Maurizio Marchesini: Innanzitutto, abbiamo scelto di costituire la Fondazione Marchesini ACT perché vogliamo approcciare anche questo ambito in modo industriale, strutturato e continuativo. Ormai da quattro anni, la Fondazione è pienamente operativa: abbiamo persone dedicate a verificare che le risorse vengano utilizzate correttamente, che individuano progetti significativi – anche pluriennali – e ne seguono lo sviluppo nel tempo, valutando con attenzione anche le proposte che ci arrivano. Questo rappresenta, secondo me, un salto di qualità rispetto a interventi episodici o estemporanei. Ci siamo dati tre ambiti di azione, che poi sono quelli rappresentati dall’acronimo ACT: avanguardia, cultura e territorio. Operiamo non solo a Bologna, ma anche in altre realtà territoriali, sempre con un’attenzione forte al contesto locale. Il nostro rapporto con il volontariato e più in generale con l’economia sociale è costante e convinto. Personalmente, ho grande stima per il mondo del volontariato, dove vedo un patrimonio enorme di tempo, energia e dedizione. Tuttavia, credo che esista un limite strutturale che ne riduce l’efficacia, che è la frammentazione. In Italia il volontariato è spesso costituito da piccole realtà, molto frazionate, e questo rende complicato realizzare interventi strutturati o progetti ambiziosi nel lungo periodo. Mi piacerebbe vedere un maggiore coordinamento tra queste realtà, una capacità di mettersi in rete per valorizzare davvero quel capitale di passione, di altruismo, di volontà positiva che esiste e che, se organizzato meglio, potrebbe generare un impatto molto più ampio. Nel mio rapporto ormai pluriennale con queste associazioni – comprese quelle che fanno riferimento alla Chiesa, in senso ideale – ho potuto constatare quanto sia difficile mettere in sinergia queste esperienze. È un vero peccato, perché il potenziale c’è.
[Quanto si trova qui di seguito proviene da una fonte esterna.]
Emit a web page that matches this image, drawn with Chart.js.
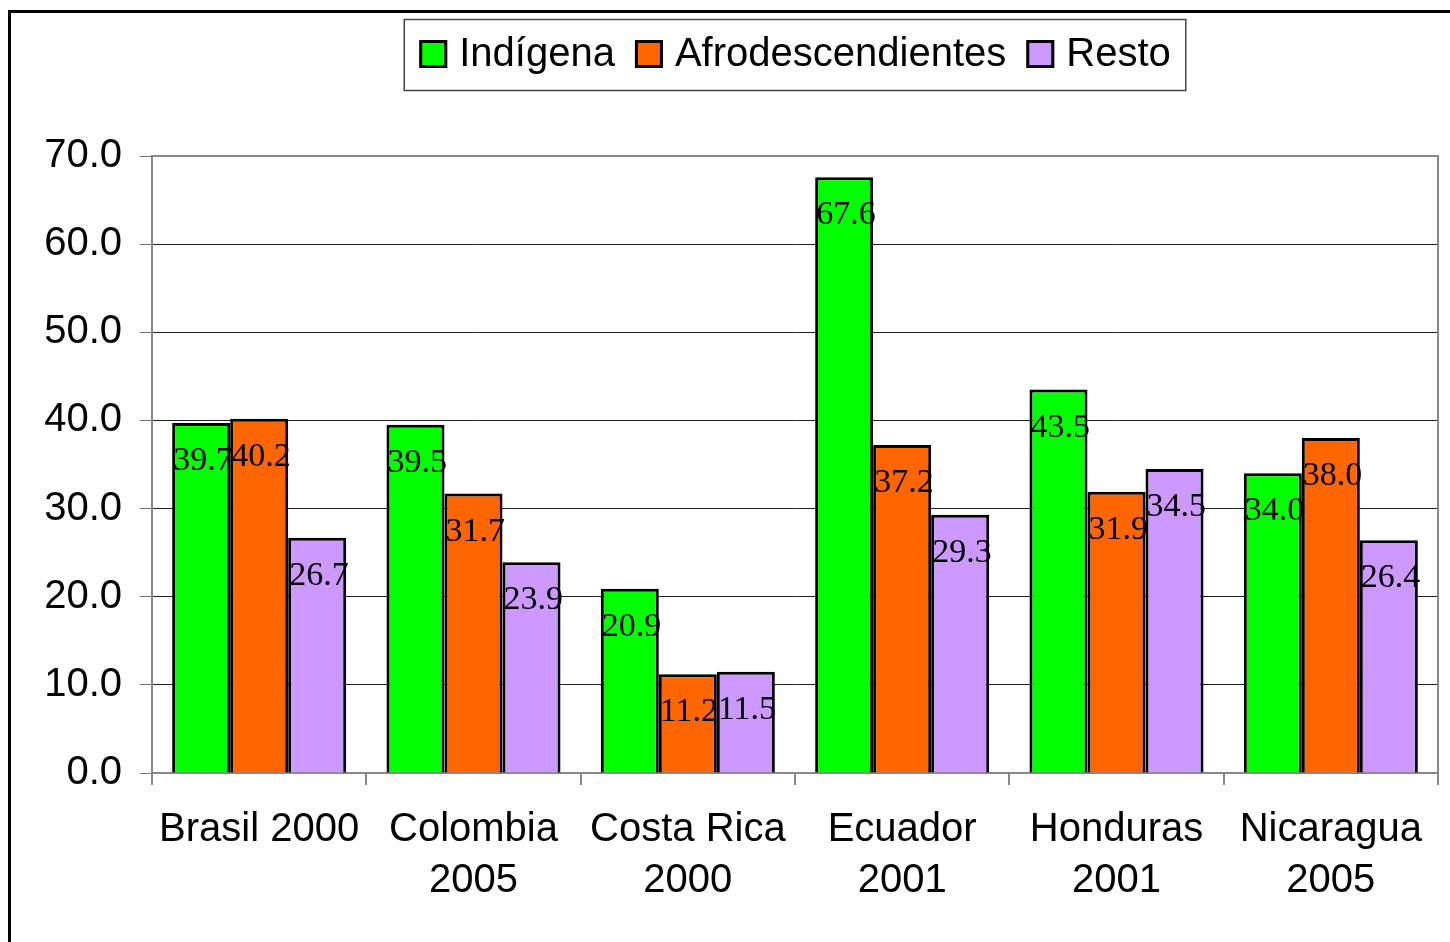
<!DOCTYPE html>
<html>
<head>
<meta charset="utf-8">
<script src="https://cdn.jsdelivr.net/npm/chart.js@4.4.0/dist/chart.umd.min.js"></script>
<style>
  body { margin: 0; background: #fff; }
  canvas { display: block; }
</style>
</head>
<body>
<canvas id="grafico" width="1450" height="942"></canvas>
<script>
var categorias = [
    "Brasil 2000",
    ["Colombia", "2005"],
    ["Costa Rica", "2000"],
    ["Ecuador", "2001"],
    ["Honduras", "2001"],
    ["Nicaragua", "2005"]
];
var indigena = [39.7, 39.5, 20.9, 67.6, 43.5, 34.0];
var afro = [40.2, 31.7, 11.2, 37.2, 31.9, 38.0];
var resto = [26.7, 23.9, 11.5, 29.3, 34.5, 26.4];
var ejeY = [0, 10, 20, 30, 40, 50, 60, 70];

var sans = "'Liberation Sans', Arial, sans-serif";
var serif = "'Liberation Serif', 'Times New Roman', serif";

// marco negro, borde del area y leyenda con recuadro
var marcoPlugin = {
    id: 'marco',
    beforeDraw: function (chart) {
        var ctx = chart.ctx;
        ctx.save();
        ctx.strokeStyle = '#000';
        ctx.lineWidth = 3;
        ctx.strokeRect(9.5, 11.5, 1600, 1100);
        ctx.restore();
    },
    afterDraw: function (chart) {
        var ctx = chart.ctx;
        var a = chart.chartArea;
        ctx.save();
        ctx.strokeStyle = '#888';
        ctx.lineWidth = 2;
        ctx.beginPath();
        ctx.moveTo(a.left, a.top);
        ctx.lineTo(a.right, a.top);
        ctx.lineTo(a.right, a.bottom);
        ctx.stroke();

        // leyenda
        ctx.font = '40px ' + sans;
        var items = chart.data.datasets.map(function (ds) {
            return { text: ds.label, color: ds.backgroundColor, w: ctx.measureText(ds.label).width };
        });
        var total = 0;
        items.forEach(function (it, i) {
            total += 28 + 12 + it.w + (i < items.length - 1 ? 20 : 0);
        });
        var boxW = total + 30;
        var cx = (a.left + a.right) / 2;
        var bx = cx - boxW / 2;
        ctx.strokeStyle = '#444';
        ctx.lineWidth = 1.5;
        ctx.strokeRect(bx, 19.5, boxW, 71);
        var x = bx + 15;
        ctx.textBaseline = 'middle';
        ctx.textAlign = 'left';
        items.forEach(function (it) {
            ctx.fillStyle = it.color;
            ctx.fillRect(x, 40, 28, 28);
            ctx.strokeStyle = '#000';
            ctx.lineWidth = 3;
            ctx.strokeRect(x + 1.5, 41.5, 25, 25);
            ctx.fillStyle = '#000';
            ctx.fillText(it.text, x + 40, 55);
            x += 28 + 12 + it.w + 20;
        });
        ctx.restore();
    }
};

// etiquetas de valores
var etiquetasPlugin = {
    id: 'etiquetas',
    afterDatasetsDraw: function (chart) {
        var ctx = chart.ctx;
        ctx.save();
        ctx.font = '34px ' + serif;
        ctx.fillStyle = '#000';
        ctx.textAlign = 'left';
        ctx.textBaseline = 'middle';
        chart.data.datasets.forEach(function (ds, i) {
            chart.getDatasetMeta(i).data.forEach(function (bar, j) {
                ctx.fillText(ds.data[j].toFixed(1), bar.x - bar.width / 2 + 1, bar.y + 38);
            });
        });
        ctx.restore();
    }
};

new Chart(document.getElementById('grafico'), {
    type: 'bar',
    data: {
        labels: categorias,
        datasets: [
            { label: 'Indígena', data: indigena, backgroundColor: '#00FF00' },
            { label: 'Afrodescendientes', data: afro, backgroundColor: '#FF6600' },
            { label: 'Resto', data: resto, backgroundColor: '#CC99FF' }
        ]
    },
    options: {
        responsive: false,
        animation: false,
        layout: { padding: { top: 156, right: 12, left: 0, bottom: 0 } },
        datasets: {
            bar: {
                borderColor: '#000',
                borderWidth: 3,
                categoryPercentage: 0.812,
                barPercentage: 1.0
            }
        },
        plugins: {
            legend: { display: false },
            tooltip: { enabled: false }
        },
        scales: {
            x: {
                afterFit: function (scale) { scale.height = 169; },
                grid: {
                    drawOnChartArea: false,
                    tickLength: 12,
                    color: '#888',
                    lineWidth: 2
                },
                border: { color: '#888', width: 2 },
                ticks: {
                    color: '#000',
                    padding: 19,
                    maxRotation: 0,
                    autoSkip: false,
                    font: { family: sans, size: 40, lineHeight: 1.275 }
                }
            },
            y: {
                min: ejeY[0],
                max: ejeY[ejeY.length - 1],
                afterFit: function (scale) { scale.width = 152; },
                afterBuildTicks: function (scale) {
                    scale.ticks = ejeY.map(function (v) { return { value: v }; });
                },
                grid: {
                    color: '#222',
                    tickColor: '#777',
                    tickLength: 12,
                    lineWidth: 1
                },
                border: { color: '#888', width: 2 },
                ticks: {
                    color: '#000',
                    padding: 18,
                    font: { family: sans, size: 40 },
                    callback: function (v) { return Number(v).toFixed(1); }
                }
            }
        }
    },
    plugins: [marcoPlugin, etiquetasPlugin]
});
</script>
</body>
</html>
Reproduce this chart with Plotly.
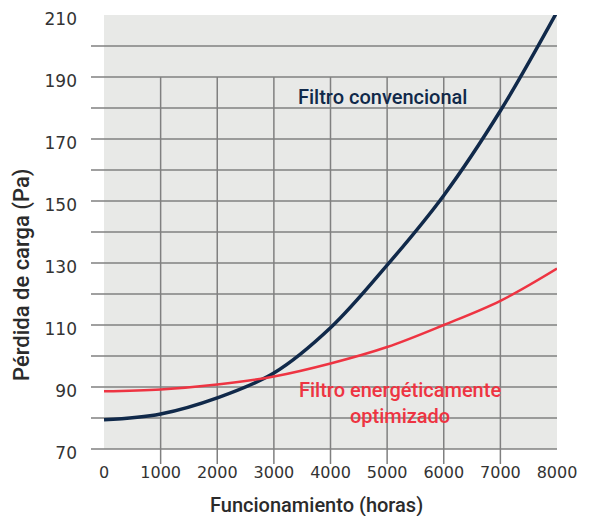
import plotly.graph_objects as go

hours = [0, 1000, 2000, 3000, 4000, 5000, 6000, 7000, 8000]
conventional = [79.4, 81.3, 86.5, 94.5, 109.1, 129.3, 151.8, 179.1, 211.0]
optimized = [88.6, 89.2, 90.8, 93.4, 97.6, 102.9, 110.0, 117.8, 128.2]
y_ticks = [70, 90, 110, 130, 150, 170, 190, 210]
x_ticks = [0, 1000, 2000, 3000, 4000, 5000, 6000, 7000, 8000]
label_conv = "Filtro convencional"
label_opt = "Filtro energéticamente<br>optimizado"
x_title = "Funcionamiento (horas)"
y_title = "Pérdida de carga (Pa)"

YMIN, YMAX = 70, 210
NAVY = "#10294a"
RED = "#ee3442"
GRID = "#808080"
FONT = "Roboto"
TICKFONT = "DejaVu Sans"

# plot area in page pixels: x 104..557, y 15..449 (page has an 8px body offset)
PX0, PX1, PY0, PY1 = 104, 557, 15, 449
OFF = 8
PW, PH = PX1 - PX0, PY1 - PY0

def px(X):
    return (X - PX0) / PW

def py(Y):
    return (PY1 - Y) / PH

fig = go.Figure()
fig.add_trace(go.Scatter(x=hours, y=conventional, mode="lines", line=dict(color=NAVY, width=3.5, shape="spline"),
                         hoverinfo="skip"))
fig.add_trace(go.Scatter(x=hours, y=optimized, mode="lines", line=dict(color=RED, width=2.5, shape="spline"),
                         hoverinfo="skip"))

def fy(v):
    return (v - YMIN) / (YMAX - YMIN)

shapes = []
for v in range(70, 201, 10):
    shapes.append(dict(type="line", xref="paper", yref="paper", x0=px(91), x1=1.0, y0=fy(v), y1=fy(v),
                       line=dict(color=GRID, width=1.5), layer="below"))
for h in range(1000, 8000, 1000):
    shapes.append(dict(type="line", xref="x", yref="paper", x0=h, x1=h, y0=py(464), y1=fy(190),
                       line=dict(color=GRID, width=1.5), layer="below"))

fig.update_layout(
    width=592, height=516,
    margin=dict(l=PX0 - OFF, r=592 - PX1 + OFF, t=PY0 - OFF, b=516 - PY1 + OFF),
    paper_bgcolor="white",
    plot_bgcolor="#e8e9e7",
    showlegend=False,
    shapes=shapes,
    font=dict(family=FONT, color="#333333"),
    xaxis=dict(range=[0, 8000], tickvals=x_ticks, ticktext=[str(v) for v in x_ticks],
               showgrid=False, zeroline=False, showline=False, ticks="", automargin=False,
               ticklabeloverflow="allow",
               tickfont=dict(size=16, color="#333333", family=TICKFONT), ticklabelstandoff=12, fixedrange=True),
    yaxis=dict(range=[YMIN, YMAX], tickvals=y_ticks, ticktext=[str(v) for v in y_ticks],
               showgrid=False, zeroline=False, showline=False, ticks="", automargin=False,
               ticklabeloverflow="allow", ticklabelshift=4,
               tickfont=dict(size=17, color="#333333", family=TICKFONT), ticklabelstandoff=26, fixedrange=True),
    annotations=[
        dict(text=label_conv, xref="paper", yref="paper", x=px(382.5), y=py(97),
             showarrow=False, xanchor="center", yanchor="middle",
             font=dict(size=20, color=NAVY, family=FONT, weight=500)),
        dict(text=label_opt, xref="paper", yref="paper", x=px(400), y=py(403),
             showarrow=False, xanchor="center", yanchor="middle", align="center",
             font=dict(size=20, color=RED, family=FONT, weight=500)),
        dict(text=x_title, xref="paper", yref="paper", x=px(316), y=py(505),
             showarrow=False, xanchor="center", yanchor="middle",
             font=dict(size=20, color="#2b2b2b", family=FONT, weight=500)),
        dict(text=y_title, xref="paper", yref="paper", x=px(22), y=py(275),
             showarrow=False, xanchor="center", yanchor="middle", textangle=-90,
             font=dict(size=22, color="#2b2b2b", family=FONT, weight=500)),
    ],
)

fig.write_html("out.html")
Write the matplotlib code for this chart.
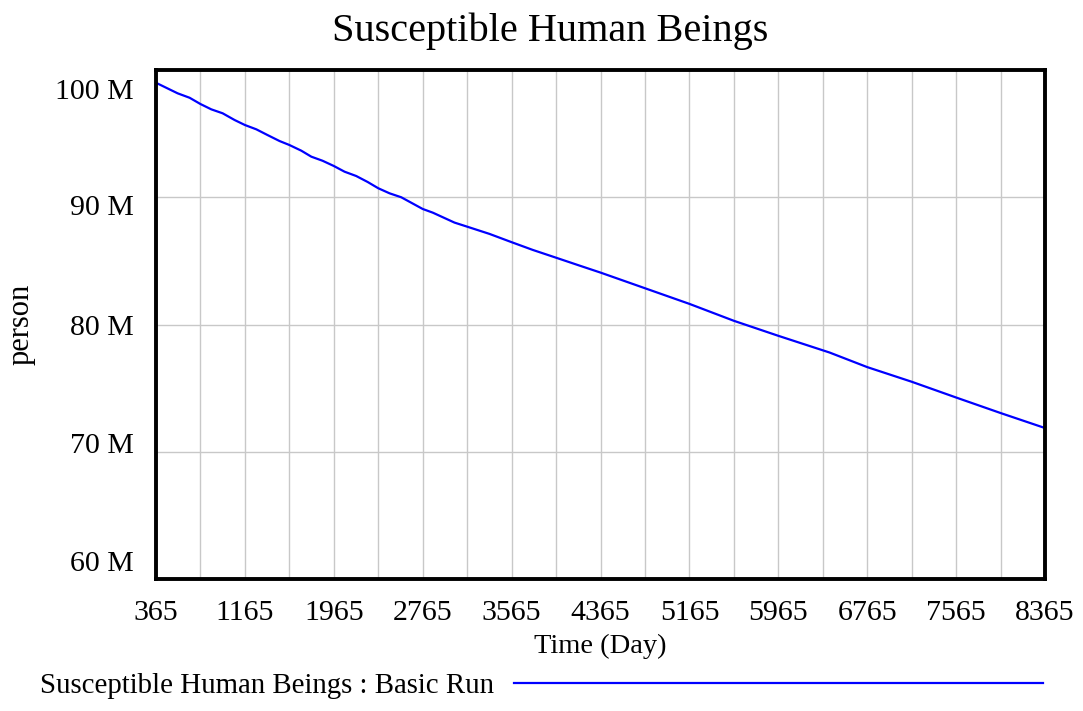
import matplotlib
matplotlib.use("Agg")
import matplotlib.pyplot as plt
from matplotlib.transforms import ScaledTranslation

# traced from the Vensim output (Basic Run)
days = [365, 560, 668, 765, 863, 965, 1073, 1165, 1268, 1369, 1477, 1565,
        1673, 1763, 1864, 1965, 2062, 2167, 2270, 2365, 2467, 2572, 2765,
        2856, 3051, 3165, 3366, 3565, 3756, 3965, 4176, 4365, 4765, 5165,
        5565, 5965, 6425, 6765, 7165, 7565, 7965, 8365]
susceptible_m = [99.0, 98.17, 97.82, 97.33, 96.91, 96.60, 96.07, 95.68, 95.34,
                 94.89, 94.42, 94.11, 93.66, 93.19, 92.87, 92.46, 92.01, 91.67,
                 91.20, 90.71, 90.31, 90.0, 89.08, 88.79, 88.01, 87.69, 87.12,
                 86.47, 85.86, 85.25, 84.63, 84.08, 82.85, 81.62, 80.29, 79.11,
                 77.80, 76.65, 75.50, 74.26, 73.04, 71.86]

x_ticks = [365, 1165, 1965, 2765, 3565, 4365, 5165, 5965, 6765, 7565, 8365]
x_grid = list(range(365, 8366, 400))
y_ticks = [60, 70, 80, 90, 100]
y_labels = ["60 M", "70 M", "80 M", "90 M", "100 M"]

plt.rcParams['font.family'] = ['Liberation Serif', 'DejaVu Serif']

fig = plt.figure(figsize=(10.83, 7.11), dpi=100)
ax = fig.add_axes([0.144, 0.1857, 0.821, 0.7158])

line, = ax.plot(days, susceptible_m, color='#0000ff', lw=1.6,
                label='Susceptible Human Beings : Basic Run')

ax.set_xlim(365, 8365)
ax.set_ylim(60, 100)
ax.set_xticks(x_grid, minor=True)
ax.set_xticks(x_ticks)
ax.set_yticks(y_ticks)
ax.set_yticklabels(y_labels)
ax.grid(True, which='both', axis='x', color='#c8c8c8', lw=1)
ax.grid(True, axis='y', color='#c8c8c8', lw=1)
ax.set_axisbelow(True)
ax.tick_params(which='both', length=0, labelsize=21.5)
ax.tick_params(axis='x', pad=15)
ax.tick_params(axis='y', pad=16)

# Vensim spreads the y labels evenly inside the frame
shifts_px = [18, 9, 0, -8, -19]
for lab, dy in zip(ax.get_yticklabels(), shifts_px):
    lab.set_transform(lab.get_transform() + ScaledTranslation(0, dy / 100, fig.dpi_scale_trans))

for s in ax.spines.values():
    s.set_linewidth(2.8)
    s.set_color('black')

fig.text(0.508, 1 - 31 / 711, 'Susceptible Human Beings', fontsize=29,
         ha='center', va='center')
ax.set_xlabel('Time (Day)', fontsize=20.5, labelpad=6)
ax.set_ylabel('person', fontsize=22, labelpad=14)

fig.legend(handles=[line], loc='center left', bbox_to_anchor=(0.013, 0.035),
           frameon=False, markerfirst=False, handlelength=18.3,
           handletextpad=0.7, fontsize=20.8)

fig.savefig('out.png', dpi=100)
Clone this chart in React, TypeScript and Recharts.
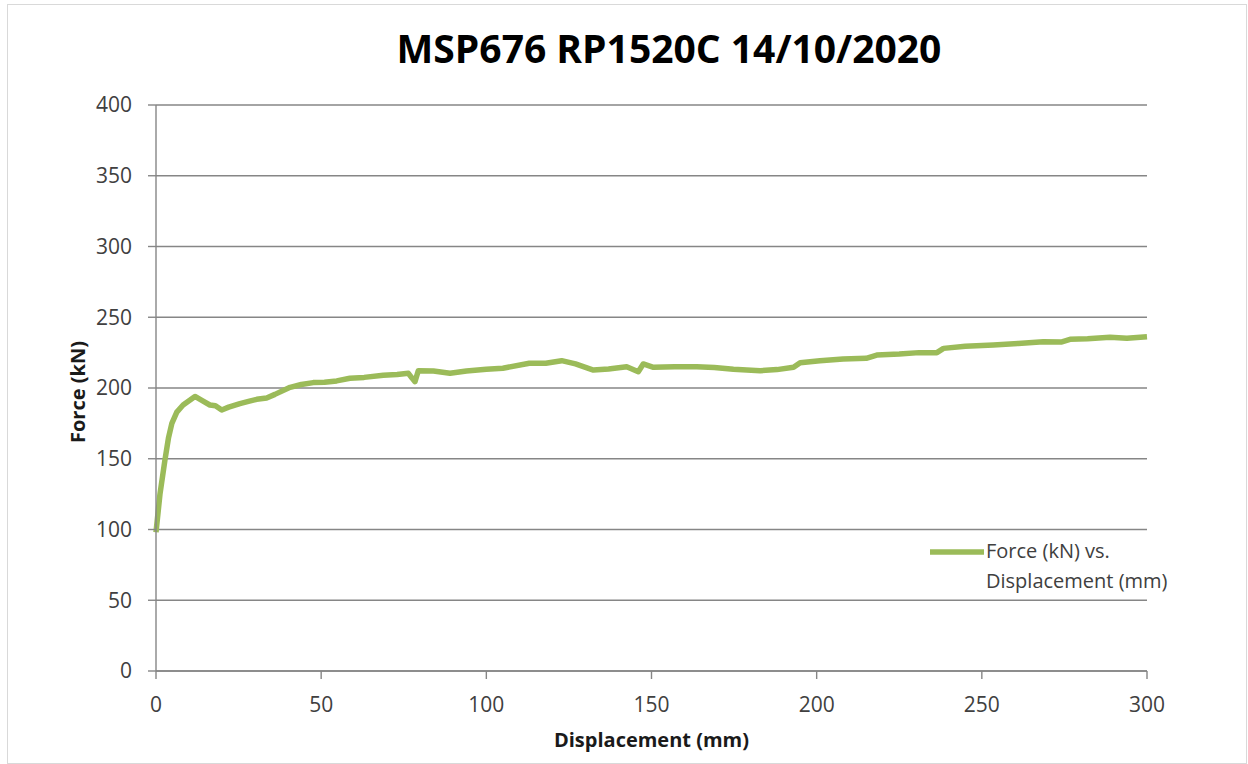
import React from 'react';
import { LineChart, Line, XAxis, YAxis, CartesianGrid, Legend } from 'recharts';

const displacement = [
  0, 1.2, 2.7, 3.8, 4.8, 6.3, 8.2, 10, 11.8, 14, 16.3, 18, 19.9, 22, 25.4, 28, 30.5, 33.5, 36, 40.6,
  44, 47.6, 51, 54.7, 58.7, 63, 68.8, 73, 76.4, 77.5, 78.4, 79.4, 84, 89, 94, 100, 105, 113, 118, 122.8,
  127, 132.4, 137, 142.5, 146, 147.5, 150.6, 157, 163.7, 169, 174.8, 182.9, 188, 193, 195, 201, 208, 215, 218.2, 225,
  231, 236.4, 238.4, 245, 253.5, 261, 268.6, 274, 276.7, 282, 288.8, 293.9, 300,
];
const force = [
  98, 125, 149, 165, 175, 183, 188, 191, 194, 191, 188, 187.5, 184.5, 186.5, 189, 190.5, 192, 193, 195.5, 200.5,
  202.5, 203.8, 204, 205, 206.9, 207.5, 209, 209.5, 210.4, 207, 204.5, 212.2, 212, 210.4, 212, 213.2, 214, 217.5, 217.5, 219.3,
  217, 212.7, 213.5, 215, 211.5, 217, 214.6, 215, 215, 214.5, 213.2, 212.2, 213, 214.6, 217.9, 219.3, 220.5, 221, 223.3, 224,
  225, 225, 228, 229.5, 230.4, 231.5, 232.7, 232.5, 234.4, 234.8, 235.8, 235.1, 236.3,
];
const xTicks = [0, 50, 100, 150, 200, 250, 300];
const yTicks = [0, 50, 100, 150, 200, 250, 300, 350, 400];

const title = 'MSP676 RP1520C 14/10/2020';
const xLabel = 'Displacement (mm)';
const yLabel = 'Force (kN)';
const seriesName = 'Force (kN) vs. Displacement (mm)';

const data = displacement.map((d, i) => ({ d, f: force[i] }));

const FONT = '"Open Sans", sans-serif';
const GREEN = '#9BBB59';
const GRID = '#868686';
const TEXT = '#404040';

const YLabelContent = (props: any) => {
  const vb = props.viewBox || { x: 0, y: 100, width: 148, height: 566 };
  const cx = vb.x + 69;
  const cy = vb.y + vb.height / 2 + 4;
  return (
    <text
      x={cx}
      y={cy}
      transform={`rotate(-90, ${cx}, ${cy})`}
      textAnchor="middle"
      dominantBaseline="central"
      fontFamily={FONT}
      fontWeight={700}
      fontSize={20}
      fill="#1a1a1a"
    >
      {yLabel}
    </text>
  );
};

const LegendContent = () => (
  <div style={{ display: 'flex', alignItems: 'flex-start', fontFamily: FONT, fontSize: 20, color: TEXT }}>
    <svg width={54} height={8} style={{ marginTop: 12, display: 'block' }}>
      <line x1={0} y1={4} x2={54} y2={4} stroke={GREEN} strokeWidth={5.5} />
    </svg>
    <div style={{ lineHeight: '30px', whiteSpace: 'nowrap', marginLeft: 2 }}>
      <div>Force (kN) vs.</div>
      <div>Displacement (mm)</div>
    </div>
  </div>
);

export default function App() {
  return (
    <div style={{ position: 'absolute', left: 7, top: 4, width: 1238, height: 758, border: '1px solid #D9D9D9', background: '#fff' }}>
      <LineChart
        width={1238}
        height={758}
        data={data}
        margin={{ top: 100, right: 99, left: 0, bottom: 0 }}
      >
        <CartesianGrid vertical={false} stroke={GRID} strokeWidth={1.4} />
        <XAxis
          dataKey="d"
          type="number"
          domain={[0, 300]}
          ticks={xTicks}
          height={92}
          tickSize={8}
          tickMargin={18}
          axisLine={{ stroke: GRID, strokeWidth: 1.4 }}
          tickLine={{ stroke: GRID, strokeWidth: 1.4 }}
          tick={{ fontFamily: FONT, fontSize: 21, fill: TEXT }}
          label={{ value: xLabel, position: 'insideBottom', offset: 16, style: { fontFamily: FONT, fontWeight: 700, fontSize: 20, fill: '#1a1a1a' } }}
        />
        <YAxis
          type="number"
          domain={[0, 400]}
          ticks={yTicks}
          width={148}
          tickSize={8}
          tickMargin={16}
          axisLine={{ stroke: GRID, strokeWidth: 1.4 }}
          tickLine={{ stroke: GRID, strokeWidth: 1.4 }}
          tick={{ fontFamily: FONT, fontSize: 21, fill: TEXT }}
          label={<YLabelContent />}
        />
        <Legend
          layout="vertical"
          align="center"
          verticalAlign="middle"
          content={<LegendContent />}
          wrapperStyle={{ left: 922, top: 531, width: 260 }}
        />
        <Line
          type="linear"
          dataKey="f"
          name={seriesName}
          stroke={GREEN}
          strokeWidth={5.5}
          strokeLinejoin="round"
          dot={false}
          activeDot={false}
          isAnimationActive={false}
        />
      </LineChart>
      <svg width={1238} height={80} style={{ position: 'absolute', left: 0, top: 0, pointerEvents: 'none' }}>
        <text x={661} y={58} textAnchor="middle" fontFamily={FONT} fontWeight={700} fontSize={39} fill="#000">
          {title}
        </text>
      </svg>
    </div>
  );
}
Quindi, ancora una volta, emerge la necessità di un maggiore coordinamento.
Maurizio Marchesini: Esattamente. Una delle criticità maggiori è che queste realtà, spesso, non dialogano tra loro. Se lo facessero, se iniziassero davvero a comunicare e a costruire insieme, già questo rappresenterebbe un grande passo avanti. Anche un progetto ancora in fase iniziale come il Piano Metropolitano per l’Economia Sociale potrebbe, da questo punto di vista, avere un ruolo importante. Ho partecipato alla sua presentazione e ho apprezzato molto il tentativo di avviare un dialogo tra gli attori coinvolti, di favorire una prima forma di coordinamento. È un approccio prezioso, perché solo attraverso la collaborazione si possono ottenere risultati concreti e duraturi. Parlo, ovviamente, con lo sguardo dell’imprenditore, che non so se sia una deviazione o semplicemente una caratteristica ineliminabile del mio modo di vedere le cose. Ma da questo punto di vista, il rischio che gli sforzi si disperdano a causa della mancanza di coordinamento è reale. Ed è un rischio che dobbiamo assolutamente evitare.